Cognitive dissonance: Applications to the fiscal cliff, the fiscal tug of war and the debt

Saturday, October 12, 2013: 4:30 PM
Gordon L. Brady, Ph.D. , Economics, University of North Carolina–Greensboro, Greensboro, NC
Cognitive dissonance is defined as the psychological discomfort or annoyance that may exist when an individual's choice is not consistent with their personal values and beliefs. As initially developed by Festinger (1957), cognitive dissonance provides a useful framework for examining certain types of social choices involving deep-seated psychological fears for some people. The economic literature on cognitive dissonance includes the work of Tullock (1971), Akerlof and Dickens (1983), Mayer (1990), Brady, Clark, and Davis (1993), Brady (1995), Brady (2013)  and others.

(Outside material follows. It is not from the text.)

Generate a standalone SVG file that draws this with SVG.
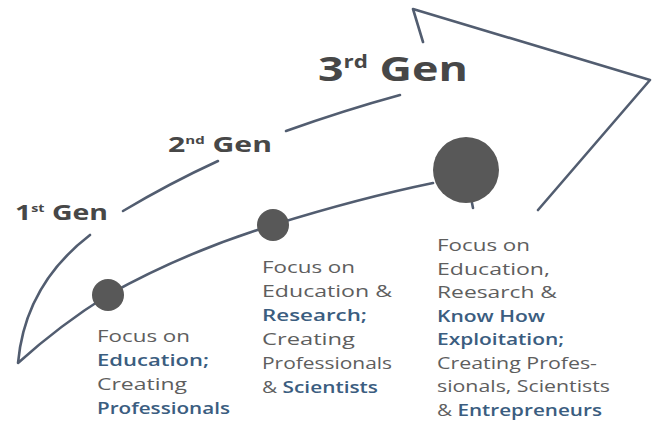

This paper develops the concept of cognitive dissonance in the context of “incipient regimes “and rent-seeking.  An “incipient regime” is part of the “iron triangle” composed of special interest groups.  These include government bureaucracy, public interest groups, and private interest groups which seek to establish an “ideal” level of public sector debt to support spending greater than government revenues.  As part of this objective, they create, manipulate, and manage dissonance as a means to market their concerns about spending reductions, representing the  interests of their clients or constituents, pursuing their self-interest, and obtaining rents in the process.

Recent debates involving the “fiscal cliff” and the US “debt ceiling” are  an example of how cognitive dissonance is used to promote political agendas involving public sector debt and spending. This paper expands our understanding of the unseen elements of rent-seeking among members of the "iron triangle" composed of congress, bureaucrats, and public sector and special interest groups. In the United States the “iron triangle” describes the bonds that develop among congressional committees, the federal bureaucrats that those committees oversee, and special constituent interests that form the clientele of both the lawmakers and the bureaucrats.

 Section 1 provides a discussion of Festinger's (1957) psychological theory of cognitive dissonance and empirical examinations of the theory in the psychological literature. It distinguishes between the concepts of cognitive dissonance and the economic theory of regret developed in decision theory. Section 2 relates cognitive dissonance and the arguments for market failure. Section 3 provides a description of the iron triangle's agents of cognitive dissonance. Section 4 relates cognitive dissonance to the recent political theater of the “fiscal cliff” and raising the US “debt ceiling.” Concluding comments are provided in Section 5.